The signing of the Memorandum of Understanding has been unanimously approved by each of Alstom’s and Bombardier Inc.’s board of directors and the envisaged transaction is fully supported by CDPQ.

The Memorandum of Understanding organises the information and consultation process by Alstom and Bombardier of their respective Works Councils and contains exclusive commitments by both parties.

An extraordinary general meeting (EGM) voting on the reserved capital increases and the rights issue should take place no later than October 31, 2020.

Bouygues undertook to vote in favour of the transaction-related resolutions at this EGM. Subject to the EGM, rights issue will take place between H2 2020  and  H1 2021 and the reserved  capital increases will take place at closing.

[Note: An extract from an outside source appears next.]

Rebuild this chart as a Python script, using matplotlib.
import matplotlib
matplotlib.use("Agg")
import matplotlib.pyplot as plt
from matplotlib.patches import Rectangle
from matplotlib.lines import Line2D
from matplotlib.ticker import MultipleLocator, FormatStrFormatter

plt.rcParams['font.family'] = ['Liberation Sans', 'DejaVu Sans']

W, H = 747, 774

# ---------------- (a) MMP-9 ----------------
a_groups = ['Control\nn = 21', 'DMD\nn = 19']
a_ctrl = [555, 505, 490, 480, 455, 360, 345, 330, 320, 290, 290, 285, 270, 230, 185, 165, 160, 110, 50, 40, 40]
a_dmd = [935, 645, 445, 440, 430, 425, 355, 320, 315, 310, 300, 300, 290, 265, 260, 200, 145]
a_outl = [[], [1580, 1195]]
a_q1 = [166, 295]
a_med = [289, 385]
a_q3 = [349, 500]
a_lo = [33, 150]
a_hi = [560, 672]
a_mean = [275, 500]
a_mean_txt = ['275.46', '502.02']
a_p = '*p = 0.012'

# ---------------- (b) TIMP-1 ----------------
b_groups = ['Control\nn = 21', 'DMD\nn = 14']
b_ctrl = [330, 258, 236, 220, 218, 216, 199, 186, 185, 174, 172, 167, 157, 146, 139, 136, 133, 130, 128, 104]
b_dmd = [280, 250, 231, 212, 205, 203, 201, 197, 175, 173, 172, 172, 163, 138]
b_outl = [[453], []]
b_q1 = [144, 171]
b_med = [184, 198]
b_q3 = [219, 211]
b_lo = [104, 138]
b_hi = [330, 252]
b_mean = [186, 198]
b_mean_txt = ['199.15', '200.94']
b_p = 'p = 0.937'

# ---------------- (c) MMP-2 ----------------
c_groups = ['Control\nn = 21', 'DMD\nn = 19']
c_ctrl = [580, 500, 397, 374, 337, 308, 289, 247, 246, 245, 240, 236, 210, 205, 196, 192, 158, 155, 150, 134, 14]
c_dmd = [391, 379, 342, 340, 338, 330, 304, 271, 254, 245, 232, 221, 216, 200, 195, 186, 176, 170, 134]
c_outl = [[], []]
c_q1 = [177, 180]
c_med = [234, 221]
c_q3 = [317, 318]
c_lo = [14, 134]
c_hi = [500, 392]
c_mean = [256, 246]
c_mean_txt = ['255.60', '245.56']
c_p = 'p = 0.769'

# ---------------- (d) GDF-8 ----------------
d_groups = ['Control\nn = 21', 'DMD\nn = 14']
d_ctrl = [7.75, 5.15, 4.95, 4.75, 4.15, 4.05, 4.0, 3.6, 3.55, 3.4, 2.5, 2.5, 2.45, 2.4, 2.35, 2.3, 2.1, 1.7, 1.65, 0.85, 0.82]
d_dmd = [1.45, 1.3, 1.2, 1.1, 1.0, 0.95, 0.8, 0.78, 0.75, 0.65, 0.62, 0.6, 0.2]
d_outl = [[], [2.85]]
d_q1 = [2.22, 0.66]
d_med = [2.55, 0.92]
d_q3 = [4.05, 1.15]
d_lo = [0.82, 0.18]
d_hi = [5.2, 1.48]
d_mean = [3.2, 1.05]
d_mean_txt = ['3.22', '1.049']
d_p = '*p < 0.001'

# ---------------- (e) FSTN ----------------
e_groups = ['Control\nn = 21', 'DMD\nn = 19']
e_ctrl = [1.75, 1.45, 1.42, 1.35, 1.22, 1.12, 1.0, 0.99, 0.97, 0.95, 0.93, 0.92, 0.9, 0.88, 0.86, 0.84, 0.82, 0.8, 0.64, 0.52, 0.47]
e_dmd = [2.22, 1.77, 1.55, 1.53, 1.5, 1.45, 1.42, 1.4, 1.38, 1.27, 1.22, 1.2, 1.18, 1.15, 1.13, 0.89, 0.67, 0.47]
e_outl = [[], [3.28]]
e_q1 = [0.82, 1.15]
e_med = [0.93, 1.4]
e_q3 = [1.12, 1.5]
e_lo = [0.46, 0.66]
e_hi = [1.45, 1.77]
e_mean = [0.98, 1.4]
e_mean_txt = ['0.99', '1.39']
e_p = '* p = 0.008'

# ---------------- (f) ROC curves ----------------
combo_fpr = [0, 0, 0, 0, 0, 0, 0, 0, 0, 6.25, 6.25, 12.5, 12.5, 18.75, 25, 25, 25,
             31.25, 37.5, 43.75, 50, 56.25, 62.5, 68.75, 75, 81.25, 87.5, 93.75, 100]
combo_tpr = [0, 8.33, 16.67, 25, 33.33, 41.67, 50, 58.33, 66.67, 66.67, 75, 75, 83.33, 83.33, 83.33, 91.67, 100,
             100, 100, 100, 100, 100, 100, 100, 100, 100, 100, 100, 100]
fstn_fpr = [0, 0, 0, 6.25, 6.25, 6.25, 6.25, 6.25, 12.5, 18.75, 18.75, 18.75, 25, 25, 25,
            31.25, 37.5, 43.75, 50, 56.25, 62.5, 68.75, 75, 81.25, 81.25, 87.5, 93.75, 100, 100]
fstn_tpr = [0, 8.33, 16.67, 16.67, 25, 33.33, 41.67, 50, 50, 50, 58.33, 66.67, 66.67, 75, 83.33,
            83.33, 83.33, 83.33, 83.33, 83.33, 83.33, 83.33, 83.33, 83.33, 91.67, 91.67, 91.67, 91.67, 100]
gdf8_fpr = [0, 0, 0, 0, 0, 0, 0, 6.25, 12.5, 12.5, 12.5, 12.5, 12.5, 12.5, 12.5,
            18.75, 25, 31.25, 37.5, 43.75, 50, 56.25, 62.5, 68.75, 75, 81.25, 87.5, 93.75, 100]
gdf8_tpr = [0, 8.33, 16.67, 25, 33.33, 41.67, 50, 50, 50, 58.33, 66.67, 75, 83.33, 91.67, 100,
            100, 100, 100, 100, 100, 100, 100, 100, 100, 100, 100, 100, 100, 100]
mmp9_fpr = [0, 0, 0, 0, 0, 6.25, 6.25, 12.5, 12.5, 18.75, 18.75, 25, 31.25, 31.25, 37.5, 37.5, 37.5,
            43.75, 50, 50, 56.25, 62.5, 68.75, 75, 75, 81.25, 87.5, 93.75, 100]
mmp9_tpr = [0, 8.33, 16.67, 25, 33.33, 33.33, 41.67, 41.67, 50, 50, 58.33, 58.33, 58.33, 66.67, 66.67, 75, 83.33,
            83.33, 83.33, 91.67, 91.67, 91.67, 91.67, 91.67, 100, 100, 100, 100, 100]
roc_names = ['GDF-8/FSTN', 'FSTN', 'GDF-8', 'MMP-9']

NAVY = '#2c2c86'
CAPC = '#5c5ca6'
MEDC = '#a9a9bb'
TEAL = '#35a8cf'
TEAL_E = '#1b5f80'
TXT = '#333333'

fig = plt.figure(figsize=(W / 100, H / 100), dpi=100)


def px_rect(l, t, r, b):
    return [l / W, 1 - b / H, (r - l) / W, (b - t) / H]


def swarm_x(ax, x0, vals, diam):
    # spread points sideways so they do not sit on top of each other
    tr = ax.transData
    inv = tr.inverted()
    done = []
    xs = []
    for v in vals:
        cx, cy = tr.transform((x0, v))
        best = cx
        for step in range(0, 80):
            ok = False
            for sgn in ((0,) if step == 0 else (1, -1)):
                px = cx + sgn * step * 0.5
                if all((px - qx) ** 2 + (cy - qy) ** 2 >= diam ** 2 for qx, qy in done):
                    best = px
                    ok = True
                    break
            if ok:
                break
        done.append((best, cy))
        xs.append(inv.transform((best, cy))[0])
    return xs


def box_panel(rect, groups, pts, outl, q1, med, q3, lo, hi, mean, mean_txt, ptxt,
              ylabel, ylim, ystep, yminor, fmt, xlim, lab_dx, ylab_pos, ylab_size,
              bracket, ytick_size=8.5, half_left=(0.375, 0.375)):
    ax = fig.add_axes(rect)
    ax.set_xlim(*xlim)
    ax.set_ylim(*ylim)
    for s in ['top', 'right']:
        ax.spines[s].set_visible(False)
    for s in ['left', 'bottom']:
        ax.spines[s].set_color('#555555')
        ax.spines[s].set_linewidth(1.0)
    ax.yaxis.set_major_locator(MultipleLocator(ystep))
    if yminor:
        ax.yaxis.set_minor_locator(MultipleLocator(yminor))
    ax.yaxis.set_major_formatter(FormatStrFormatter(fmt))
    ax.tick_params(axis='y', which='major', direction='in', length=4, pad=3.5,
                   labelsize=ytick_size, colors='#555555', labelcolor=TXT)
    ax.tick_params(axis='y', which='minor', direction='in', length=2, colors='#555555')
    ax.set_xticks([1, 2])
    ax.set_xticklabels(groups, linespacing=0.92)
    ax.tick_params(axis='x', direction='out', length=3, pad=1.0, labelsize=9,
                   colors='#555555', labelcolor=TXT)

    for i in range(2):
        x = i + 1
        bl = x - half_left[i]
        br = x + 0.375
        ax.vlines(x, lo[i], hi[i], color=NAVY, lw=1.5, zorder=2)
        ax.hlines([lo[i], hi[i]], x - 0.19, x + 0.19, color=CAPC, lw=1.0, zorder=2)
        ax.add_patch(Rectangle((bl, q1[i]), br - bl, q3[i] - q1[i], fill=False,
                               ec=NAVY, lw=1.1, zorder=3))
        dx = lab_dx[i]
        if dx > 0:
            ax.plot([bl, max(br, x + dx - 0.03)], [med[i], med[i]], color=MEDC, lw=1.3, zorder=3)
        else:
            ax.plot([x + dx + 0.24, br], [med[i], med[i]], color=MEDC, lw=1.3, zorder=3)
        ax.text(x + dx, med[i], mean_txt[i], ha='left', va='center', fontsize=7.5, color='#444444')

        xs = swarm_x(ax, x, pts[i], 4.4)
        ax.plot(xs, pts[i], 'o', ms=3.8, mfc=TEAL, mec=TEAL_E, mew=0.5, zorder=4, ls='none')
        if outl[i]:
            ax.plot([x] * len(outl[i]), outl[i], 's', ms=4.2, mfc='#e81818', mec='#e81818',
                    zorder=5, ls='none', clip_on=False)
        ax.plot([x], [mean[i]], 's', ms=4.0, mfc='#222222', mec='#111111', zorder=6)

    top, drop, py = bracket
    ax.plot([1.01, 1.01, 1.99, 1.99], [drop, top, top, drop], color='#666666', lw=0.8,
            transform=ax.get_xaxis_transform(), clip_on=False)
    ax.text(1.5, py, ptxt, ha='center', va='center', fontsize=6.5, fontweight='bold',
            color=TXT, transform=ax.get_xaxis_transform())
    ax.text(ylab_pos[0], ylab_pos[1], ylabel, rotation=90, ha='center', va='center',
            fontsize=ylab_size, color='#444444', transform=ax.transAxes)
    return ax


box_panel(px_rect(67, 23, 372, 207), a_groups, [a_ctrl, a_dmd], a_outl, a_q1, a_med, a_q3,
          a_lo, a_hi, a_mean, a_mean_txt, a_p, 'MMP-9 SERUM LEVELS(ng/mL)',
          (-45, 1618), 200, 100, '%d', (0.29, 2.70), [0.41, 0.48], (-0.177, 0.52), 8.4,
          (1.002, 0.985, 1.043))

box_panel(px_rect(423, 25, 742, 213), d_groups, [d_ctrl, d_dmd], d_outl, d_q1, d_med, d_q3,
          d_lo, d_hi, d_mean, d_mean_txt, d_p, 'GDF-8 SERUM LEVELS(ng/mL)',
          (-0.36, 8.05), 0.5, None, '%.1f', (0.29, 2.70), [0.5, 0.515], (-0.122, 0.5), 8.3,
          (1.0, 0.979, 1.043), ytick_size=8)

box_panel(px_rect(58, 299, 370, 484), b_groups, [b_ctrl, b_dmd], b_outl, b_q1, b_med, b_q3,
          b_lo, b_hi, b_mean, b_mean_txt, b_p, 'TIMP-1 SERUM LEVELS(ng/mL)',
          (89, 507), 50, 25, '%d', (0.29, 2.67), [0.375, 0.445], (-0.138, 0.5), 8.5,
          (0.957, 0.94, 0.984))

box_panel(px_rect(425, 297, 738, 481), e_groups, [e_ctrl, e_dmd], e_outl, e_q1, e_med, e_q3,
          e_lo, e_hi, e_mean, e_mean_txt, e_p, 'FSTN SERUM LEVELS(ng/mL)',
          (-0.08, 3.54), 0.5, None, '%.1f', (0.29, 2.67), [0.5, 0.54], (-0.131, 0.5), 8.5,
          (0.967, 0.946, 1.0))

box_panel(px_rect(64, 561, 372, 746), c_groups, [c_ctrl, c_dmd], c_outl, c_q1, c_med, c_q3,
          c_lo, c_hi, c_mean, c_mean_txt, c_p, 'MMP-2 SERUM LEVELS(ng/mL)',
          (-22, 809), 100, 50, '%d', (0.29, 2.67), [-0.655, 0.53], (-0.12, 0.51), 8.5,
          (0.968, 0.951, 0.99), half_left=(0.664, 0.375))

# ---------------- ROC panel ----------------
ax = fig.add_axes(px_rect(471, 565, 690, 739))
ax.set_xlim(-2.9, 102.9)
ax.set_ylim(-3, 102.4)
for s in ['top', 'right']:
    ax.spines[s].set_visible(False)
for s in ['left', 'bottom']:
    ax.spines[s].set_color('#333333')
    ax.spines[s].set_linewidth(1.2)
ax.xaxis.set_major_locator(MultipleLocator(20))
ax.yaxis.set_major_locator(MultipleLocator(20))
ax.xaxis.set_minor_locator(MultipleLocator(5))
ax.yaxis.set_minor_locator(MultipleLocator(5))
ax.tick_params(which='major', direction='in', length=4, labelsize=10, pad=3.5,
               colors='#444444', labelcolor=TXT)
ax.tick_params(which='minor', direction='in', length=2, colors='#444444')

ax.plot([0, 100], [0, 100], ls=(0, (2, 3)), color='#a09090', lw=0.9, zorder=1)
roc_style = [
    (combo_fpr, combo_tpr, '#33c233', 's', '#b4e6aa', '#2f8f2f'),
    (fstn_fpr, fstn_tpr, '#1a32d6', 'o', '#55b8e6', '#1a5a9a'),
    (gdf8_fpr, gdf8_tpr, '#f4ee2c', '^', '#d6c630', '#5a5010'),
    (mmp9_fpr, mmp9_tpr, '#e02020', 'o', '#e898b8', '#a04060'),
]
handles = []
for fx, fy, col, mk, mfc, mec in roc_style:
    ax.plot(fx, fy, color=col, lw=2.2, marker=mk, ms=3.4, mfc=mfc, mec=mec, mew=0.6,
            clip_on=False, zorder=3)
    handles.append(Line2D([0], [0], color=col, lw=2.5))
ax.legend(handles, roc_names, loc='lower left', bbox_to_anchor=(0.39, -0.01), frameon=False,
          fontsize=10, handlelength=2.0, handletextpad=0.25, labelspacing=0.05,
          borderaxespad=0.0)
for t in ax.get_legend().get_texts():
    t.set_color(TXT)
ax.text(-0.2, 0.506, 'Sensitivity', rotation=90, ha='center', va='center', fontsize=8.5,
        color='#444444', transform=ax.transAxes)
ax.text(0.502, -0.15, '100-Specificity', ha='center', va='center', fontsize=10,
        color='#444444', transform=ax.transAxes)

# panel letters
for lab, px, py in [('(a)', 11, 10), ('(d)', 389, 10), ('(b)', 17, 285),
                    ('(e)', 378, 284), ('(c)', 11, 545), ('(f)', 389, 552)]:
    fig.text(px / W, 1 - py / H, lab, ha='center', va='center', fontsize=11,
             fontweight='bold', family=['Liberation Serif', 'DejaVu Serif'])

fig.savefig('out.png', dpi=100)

The transaction will also be subject to clearance from relevant regulatory authorities and anti-trust authorities. Closing is expected in the first half of 2021.

Alain Bellemare, President and Chief Executive Officer, bombardier Inc, said: “Selling the rail business will allow us to reshape and redefine our capital structure. Adding a substantial amount of cash to the balance sheet, and removing la Caisse preferred equity in Transportation, will change the game for Bombardier.

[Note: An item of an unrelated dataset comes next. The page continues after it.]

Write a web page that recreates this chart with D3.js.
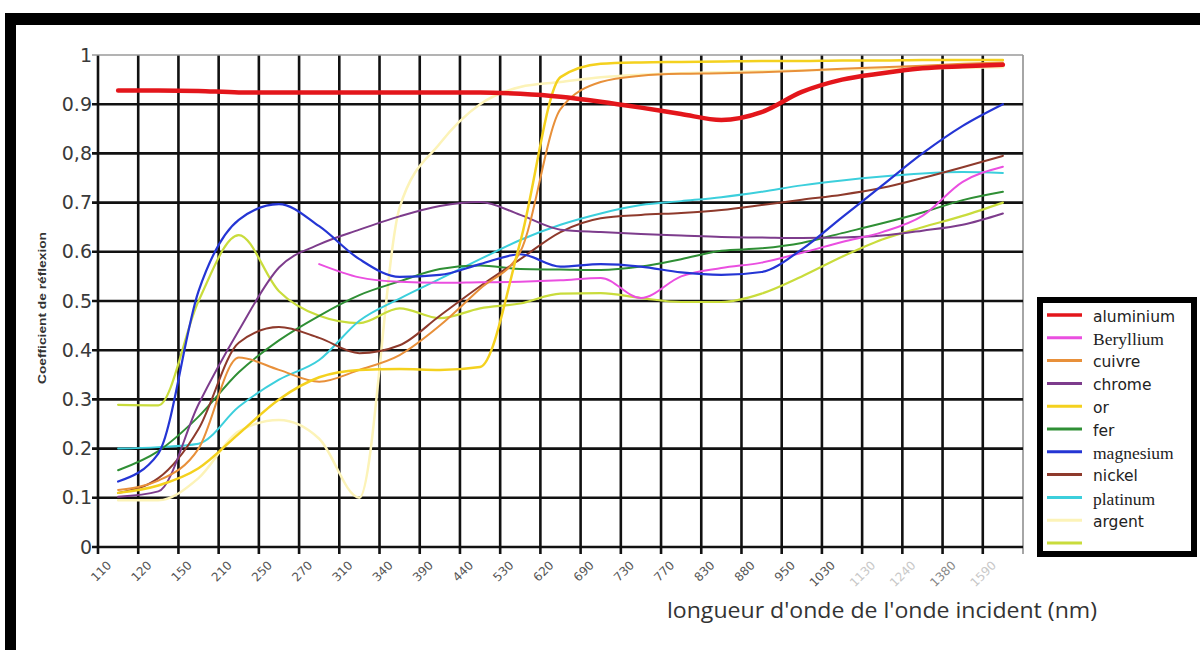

“Including expected proceeds from previously announced transactions, Bombardier would have between $6.5 and $7.0 billion of pro forma cash on hand, putting the Company on a brand-new footing to address its $9.3 billion of debt.

“The signing of the MOU has been unanimously approved by each of Bombardier and Alstom’s board of directors, and the transaction announced today is fully supported by la Caisse, who will become a new long-term shareholder of Alstom.

“We are confident that the sale of our rail business to Alstom is the right action for all stakeholders. As a company, their mission to provide the world’s most efficient mobility solutions, their commitment to technology and their focus on sustainability will serve our customers well. They also appreciate and value our technology and capabilities. Above all, they recognise our talented and passionate employees and the great work they have done.”